As the dust settles after the UK’s third general election in five years, the majority the Conservative party holds will now, for better or worse, provide it with the mandate to “get Brexit done” and shape the UK’s trade vision. GTR gathers the views of economists and trade experts to get an idea of what the future holds.
Brexit’s far from done
Prime Minister Boris Johnson has said that he plans to bring his Brexit deal back to parliament next week, with the party’s majority likely to clear the way to ratification of the withdrawal agreement, seeing the UK exit the EU on January 31.
However, Andrew Goodwin, chief UK economist at Oxford Economics, cautions that a trade deal is unlikely to be completed by end-2020, so it is likely that Johnson will “eventually accede to extend the transition period”.
“It would be highly unusual for a trade deal to be completed so quickly. The two sides start in the rather unique position of regulatory alignment, meaning negotiations will be aimed at constructing a system to manage divergence. In theory, this could make the process easier,” he says.
But unless the UK is willing to accept much tighter restrictions on access to the EU market, Goodwin thinks it will prove “more complicated” than expected. “Any deal struck also requires the unanimous agreement of the 27 remaining EU countries.”
“Should Johnson refuse to extend the transition, this would result in the imposition of tariffs and the erection of non-tariff barriers, with the UK experiencing much of the short-term disruption that we have previously outlined,” he says, adding: “While we think the risks of this outcome are sizeable, we expect the prime minister will take a pragmatic approach and, emboldened by his majority and the fact he won’t need to fight another election for four years, extend the transition period.”
Rebecca Harding, independent economist and CEO of Coriolis Technologies, points out: “The longer-term issue, after the hubris has died down, is that we are small in the world of global trade and, because we want to do everything quickly, we will have to make concessions, and if we don’t make concessions, then we will need more time. The Conservative majority is a good thing, in that it means that Johnson, if he genuinely wants to, can take as long as he likes to get the best deal.”

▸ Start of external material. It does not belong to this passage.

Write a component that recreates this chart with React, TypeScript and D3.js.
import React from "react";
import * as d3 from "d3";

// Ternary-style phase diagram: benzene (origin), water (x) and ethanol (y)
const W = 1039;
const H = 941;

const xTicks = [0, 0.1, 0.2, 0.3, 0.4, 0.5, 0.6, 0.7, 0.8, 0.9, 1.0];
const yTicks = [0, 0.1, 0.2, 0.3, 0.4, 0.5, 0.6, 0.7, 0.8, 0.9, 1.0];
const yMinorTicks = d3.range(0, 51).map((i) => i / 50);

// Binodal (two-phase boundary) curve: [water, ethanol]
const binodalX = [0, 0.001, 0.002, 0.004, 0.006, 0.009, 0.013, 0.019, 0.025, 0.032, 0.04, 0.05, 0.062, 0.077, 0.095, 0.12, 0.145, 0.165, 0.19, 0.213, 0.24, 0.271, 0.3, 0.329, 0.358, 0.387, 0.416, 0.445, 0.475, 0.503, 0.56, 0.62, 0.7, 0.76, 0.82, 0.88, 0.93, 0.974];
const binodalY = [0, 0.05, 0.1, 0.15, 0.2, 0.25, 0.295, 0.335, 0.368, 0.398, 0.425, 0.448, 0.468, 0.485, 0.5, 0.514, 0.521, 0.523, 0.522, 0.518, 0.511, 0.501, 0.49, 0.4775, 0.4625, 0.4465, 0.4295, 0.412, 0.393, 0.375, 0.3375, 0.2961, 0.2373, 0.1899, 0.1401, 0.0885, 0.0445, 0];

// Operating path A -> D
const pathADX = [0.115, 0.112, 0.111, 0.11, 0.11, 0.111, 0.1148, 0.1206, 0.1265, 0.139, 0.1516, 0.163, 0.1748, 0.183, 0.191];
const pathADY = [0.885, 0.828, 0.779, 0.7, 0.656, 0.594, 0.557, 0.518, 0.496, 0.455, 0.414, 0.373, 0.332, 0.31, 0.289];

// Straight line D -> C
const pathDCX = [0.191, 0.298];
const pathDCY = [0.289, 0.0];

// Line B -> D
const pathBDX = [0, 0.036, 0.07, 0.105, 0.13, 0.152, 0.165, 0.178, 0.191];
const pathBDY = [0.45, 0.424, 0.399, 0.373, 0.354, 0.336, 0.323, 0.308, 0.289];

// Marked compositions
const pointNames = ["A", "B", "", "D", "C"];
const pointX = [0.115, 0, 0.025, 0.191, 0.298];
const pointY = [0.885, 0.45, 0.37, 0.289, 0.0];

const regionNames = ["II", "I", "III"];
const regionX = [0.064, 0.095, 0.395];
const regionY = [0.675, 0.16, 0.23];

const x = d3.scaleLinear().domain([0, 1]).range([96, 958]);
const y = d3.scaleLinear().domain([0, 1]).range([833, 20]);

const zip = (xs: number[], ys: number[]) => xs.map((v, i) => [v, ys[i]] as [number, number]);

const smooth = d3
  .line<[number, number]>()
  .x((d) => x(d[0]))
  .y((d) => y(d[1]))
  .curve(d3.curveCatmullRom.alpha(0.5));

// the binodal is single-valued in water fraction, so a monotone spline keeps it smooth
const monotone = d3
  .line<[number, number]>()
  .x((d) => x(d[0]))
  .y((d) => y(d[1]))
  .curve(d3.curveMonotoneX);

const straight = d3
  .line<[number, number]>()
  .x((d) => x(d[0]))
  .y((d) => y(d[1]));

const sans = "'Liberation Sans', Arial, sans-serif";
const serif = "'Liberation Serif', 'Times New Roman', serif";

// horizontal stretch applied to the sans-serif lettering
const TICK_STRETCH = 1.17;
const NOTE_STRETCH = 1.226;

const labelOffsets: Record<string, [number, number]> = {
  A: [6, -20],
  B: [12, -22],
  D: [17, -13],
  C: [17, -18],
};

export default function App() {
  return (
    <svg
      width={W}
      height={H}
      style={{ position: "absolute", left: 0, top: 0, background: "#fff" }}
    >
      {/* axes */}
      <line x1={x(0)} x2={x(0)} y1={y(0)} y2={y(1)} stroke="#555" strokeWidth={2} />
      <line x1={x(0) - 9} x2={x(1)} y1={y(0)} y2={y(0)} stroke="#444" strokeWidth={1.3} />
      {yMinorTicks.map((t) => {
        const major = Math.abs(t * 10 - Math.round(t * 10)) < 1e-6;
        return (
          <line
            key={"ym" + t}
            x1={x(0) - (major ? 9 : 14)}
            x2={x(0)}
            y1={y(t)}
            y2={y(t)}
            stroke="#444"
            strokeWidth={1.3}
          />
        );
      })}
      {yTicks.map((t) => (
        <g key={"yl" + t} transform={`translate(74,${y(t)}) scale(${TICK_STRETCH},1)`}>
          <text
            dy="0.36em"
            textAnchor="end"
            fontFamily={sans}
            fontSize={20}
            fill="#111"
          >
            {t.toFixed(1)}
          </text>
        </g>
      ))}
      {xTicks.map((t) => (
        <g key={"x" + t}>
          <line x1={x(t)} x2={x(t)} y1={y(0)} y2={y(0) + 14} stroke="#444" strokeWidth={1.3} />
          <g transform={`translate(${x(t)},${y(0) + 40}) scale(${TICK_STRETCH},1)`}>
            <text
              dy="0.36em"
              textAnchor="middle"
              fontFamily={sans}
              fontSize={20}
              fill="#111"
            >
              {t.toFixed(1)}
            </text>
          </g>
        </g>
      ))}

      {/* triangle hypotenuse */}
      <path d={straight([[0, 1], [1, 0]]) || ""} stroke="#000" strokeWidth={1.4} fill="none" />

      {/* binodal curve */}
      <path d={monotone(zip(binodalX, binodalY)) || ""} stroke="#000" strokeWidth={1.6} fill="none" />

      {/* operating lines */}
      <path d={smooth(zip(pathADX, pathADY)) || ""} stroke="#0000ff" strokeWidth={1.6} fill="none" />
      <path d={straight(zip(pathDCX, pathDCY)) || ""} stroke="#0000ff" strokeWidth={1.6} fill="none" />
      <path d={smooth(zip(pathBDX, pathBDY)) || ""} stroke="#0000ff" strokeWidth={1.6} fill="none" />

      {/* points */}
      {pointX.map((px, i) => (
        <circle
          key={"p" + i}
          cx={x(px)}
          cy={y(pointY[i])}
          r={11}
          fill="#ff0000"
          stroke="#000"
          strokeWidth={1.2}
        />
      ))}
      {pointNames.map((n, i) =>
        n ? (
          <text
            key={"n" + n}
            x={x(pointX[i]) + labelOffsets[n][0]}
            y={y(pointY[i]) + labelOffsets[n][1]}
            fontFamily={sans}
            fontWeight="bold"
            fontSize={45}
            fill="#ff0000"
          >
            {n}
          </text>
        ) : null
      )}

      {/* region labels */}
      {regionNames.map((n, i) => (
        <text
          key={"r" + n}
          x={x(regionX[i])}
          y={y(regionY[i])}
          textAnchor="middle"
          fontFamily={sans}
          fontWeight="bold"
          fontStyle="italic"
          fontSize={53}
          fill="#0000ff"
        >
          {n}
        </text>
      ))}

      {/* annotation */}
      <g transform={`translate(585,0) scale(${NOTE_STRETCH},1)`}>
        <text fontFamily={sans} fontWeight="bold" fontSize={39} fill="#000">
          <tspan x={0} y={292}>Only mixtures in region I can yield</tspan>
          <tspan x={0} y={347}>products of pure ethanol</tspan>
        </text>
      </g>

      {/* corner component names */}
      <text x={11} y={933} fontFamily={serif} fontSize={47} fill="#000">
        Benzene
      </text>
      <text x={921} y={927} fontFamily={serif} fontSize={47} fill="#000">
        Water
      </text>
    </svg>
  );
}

She cautions, however, that the UK still faces a generation-defining challenge as it charts a course through Brexit. “What we are about to embark on is a de-coupling from the trade, and indeed financial, infrastructures that have been built since the Thatcher era and which are more interwoven with global supply chains and the global financial system. There is no theory behind it and no precedent – it is a live experiment and we have to acknowledge that.”

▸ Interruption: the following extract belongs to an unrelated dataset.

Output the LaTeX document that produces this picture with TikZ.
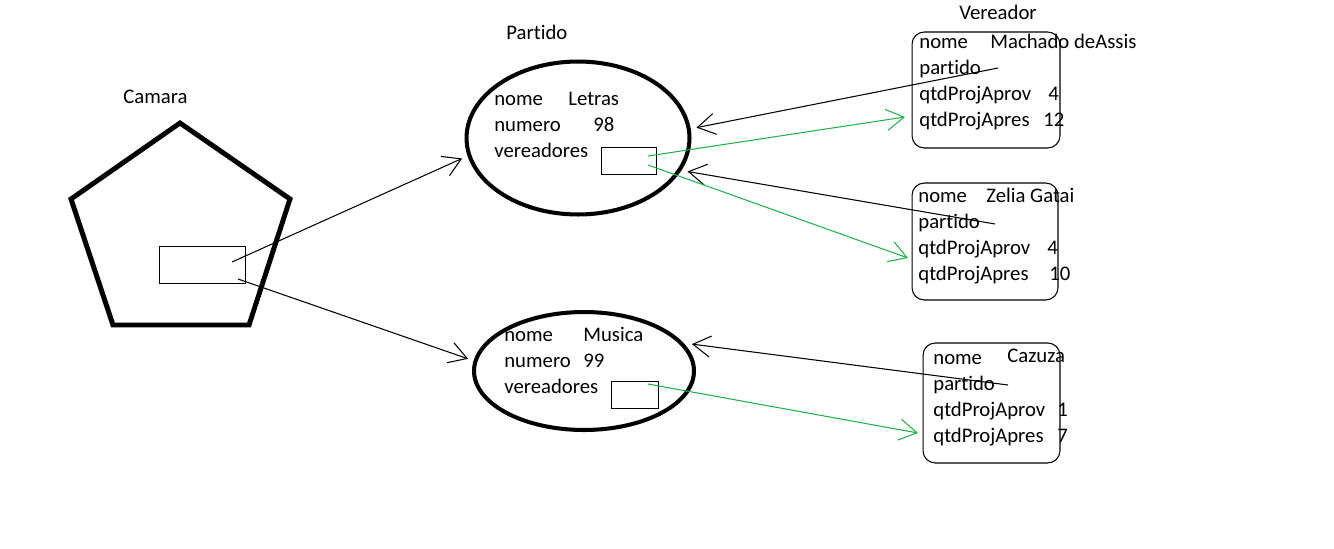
\documentclass[tikz,border=0pt]{standalone}
\usepackage{fontspec}
\setmainfont{Carlito}[Ligatures=NoCommon]
\usetikzlibrary{shapes.geometric,arrows.meta}
\definecolor{paintgreen}{RGB}{34,177,76}
\tikzset{
  txt/.style={anchor=base west, inner sep=0pt},
  caixa/.style={draw, line width=0.5pt, inner sep=0pt},
  classe/.style={ellipse, draw, line width=2.3pt, inner sep=0pt, outer sep=4.5pt},
  objeto/.style={draw, line width=0.6pt, rounded corners=7pt, inner sep=0pt},
  ligacao/.style={->, line width=0.6pt},
  lista/.style={->, line width=0.6pt, draw=paintgreen}
}
\begin{document}
\begin{tikzpicture}[x=0.02cm, y=-0.02cm, font=\fontsize{11.8pt}{14pt}\selectfont,
  >={Straight Barb[length=10pt,width=12pt]}]
\useasboundingbox (0,0) rectangle (1334,548);

% Camara
\node[txt] (camara) at (123,103) {Camara};
\draw[line width=2.8pt] (180,123) -- (290,199) -- (249,325) -- (113,325) -- (71,199) -- cycle;
\node[caixa, minimum width=1.72cm, minimum height=0.74cm] (camrect) at (202,264.5) {};
\coordinate (camA) at (232,262);
\coordinate (camB) at (238,279);

% Partido
\node[txt] (partido) at (506,39) {Partido};
\node[classe, minimum width=4.46cm, minimum height=3.06cm] (letras) at (578,138) {};
\node[txt] (lnome) at (494,105) {nome};
\node[txt] (lnomev) at (568,105) {Letras};
\node[txt] (lnum) at (494,131) {numero};
\node[txt] (lnumv) at (593,131) {98};
\node[txt] (lver) at (494,157) {vereadores};
\node[caixa, minimum width=1.1cm, minimum height=0.54cm] (lrect) at (628.5,160.5) {};
\coordinate (lA) at (648,156);
\coordinate (lB) at (648,165);

\node[classe, minimum width=4.4cm, minimum height=2.36cm] (musica) at (584,371) {};
\node[txt] (mnome) at (504,341) {nome};
\node[txt] (mnomev) at (583,341) {Musica};
\node[txt] (mnum) at (504,367) {numero};
\node[txt] (mnumv) at (583,367) {99};
\node[txt] (mver) at (504,393) {vereadores};
\node[caixa, minimum width=0.94cm, minimum height=0.54cm] (mrect) at (634.5,394.5) {};
\coordinate (mA) at (648,384);

% Vereador
\node[txt] (vereador) at (959,19) {Vereador};

\node[objeto, minimum width=2.96cm, minimum height=2.32cm] (machado) at (986,90) {};
\node[txt] (anome) at (919,48) {nome};
\node[txt] (anomev) at (990,48) {Machado deAssis};
\node[txt] (apart) at (919,74) {partido};
\node[txt] (aaprov) at (919,100) {qtdProjAprov};
\node[txt] (aaprovv) at (1048,100) {4};
\node[txt] (aapres) at (919,126) {qtdProjApres};
\node[txt] (aapresv) at (1043,126) {12};
\coordinate (aP) at (998,68);
\coordinate (aIn) at (905,117);

\node[objeto, minimum width=2.92cm, minimum height=2.34cm] (zelia) at (985,241.5) {};
\node[txt] (znome) at (918,202) {nome};
\node[txt] (znomev) at (986,202) {Zelia Gatai};
\node[txt] (zpart) at (918,228) {partido};
\node[txt] (zaprov) at (918,254) {qtdProjAprov};
\node[txt] (zaprovv) at (1047,254) {4};
\node[txt] (zapres) at (918,280) {qtdProjApres};
\node[txt] (zapresv) at (1049,280) {10};
\coordinate (zP) at (995,224);
\coordinate (zIn) at (908,258);

\node[objeto, minimum width=2.74cm, minimum height=2.4cm] (cazuza) at (991.5,403) {};
\node[txt] (cnome) at (933,364) {nome};
\node[txt] (cnomev) at (1007,362) {Cazuza};
\node[txt] (cpart) at (933,390) {partido};
\node[txt] (caprov) at (933,416) {qtdProjAprov};
\node[txt] (caprovv) at (1057,416) {1};
\node[txt] (capres) at (933,442) {qtdProjApres};
\node[txt] (capresv) at (1057,442) {7};
\coordinate (cP) at (1008,385);
\coordinate (cIn) at (918,433);

% ligacoes
\draw[ligacao] (camA) -- (letras.190);
\draw[ligacao] (camB) -- (musica.174);
\draw[ligacao] (aP) -- (letras.5);
\draw[ligacao] (zP) -- (letras.343);
\draw[ligacao] (cP) -- (musica.14);

\draw[lista] (lA) -- (aIn);
\draw[lista] (lB) -- (zIn);
\draw[lista] (mA) -- (cIn);
\end{tikzpicture}
\end{document}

New trade barriers on the horizon
Even in the event the UK were able to conjure up a trade deal in 11 months, Ross Denton, trade partner at Baker McKenzie, says that this would not cushion UK-EU trade from the impact of Brexit. “It is important to note that, even if a free trade agreement was to be negotiated with the EU27 in 11 months, that FTA would impose greater trade barriers than either remaining in the customs union or single market, and will impose new costs on UK trade with the EU27,” he says.
Having “taken back control” post-Brexit, the UK will, in theory, be able to negotiate other trading arrangements with third countries such as China, India and the US. And US President Donald Trump’s tweet this morning certainly demonstrates optimism in that respect: “Congratulations to Boris Johnson on his great win! Britain and the United States will now be free to strike a massive new trade deal after Brexit. This deal has the potential to be far bigger and more lucrative than any deal that could be made with the EU. Celebrate Boris!”
However, beyond the bombast, Denton cautions that in negotiating any new trade deal with third parties, the UK is unlikely to be able to move too far from EU standards and policies without losing many of the benefits of a comprehensive FTA with the EU27.
Exporters face continued uncertainty
Businesses are putting in place a variety of strategies to mitigate the impact of a no-deal Brexit on the UK economy, but recent data from the Santander Trade Barometer found that over a third of exporters were unprepared for a no-deal Brexit.
“This government needs to deliver a business-friendly Brexit. That means one that protects the three t’s: trade, talent and a proper transition. The third of those is absolutely critical. We have to avoid a scenario where we suddenly crash out of the EU with no time for small firms to prepare for what’s coming next,” says Mike Cherry, national chairman of the Federation of Small Businesses (FSB). “Small business owners will be hoping that today’s clear result helps to bring stability back to the economy.” Meanwhile, the Scottish arm of the FSB says that the new UK government “must deliver a Brexit deal with a transition period long enough for small businesses to prepare for a change in trading conditions.”
With confusion remaining on what a British trading environment outside of the EU might look like, the election results offer little comfort for exporters, who can only watch and wait.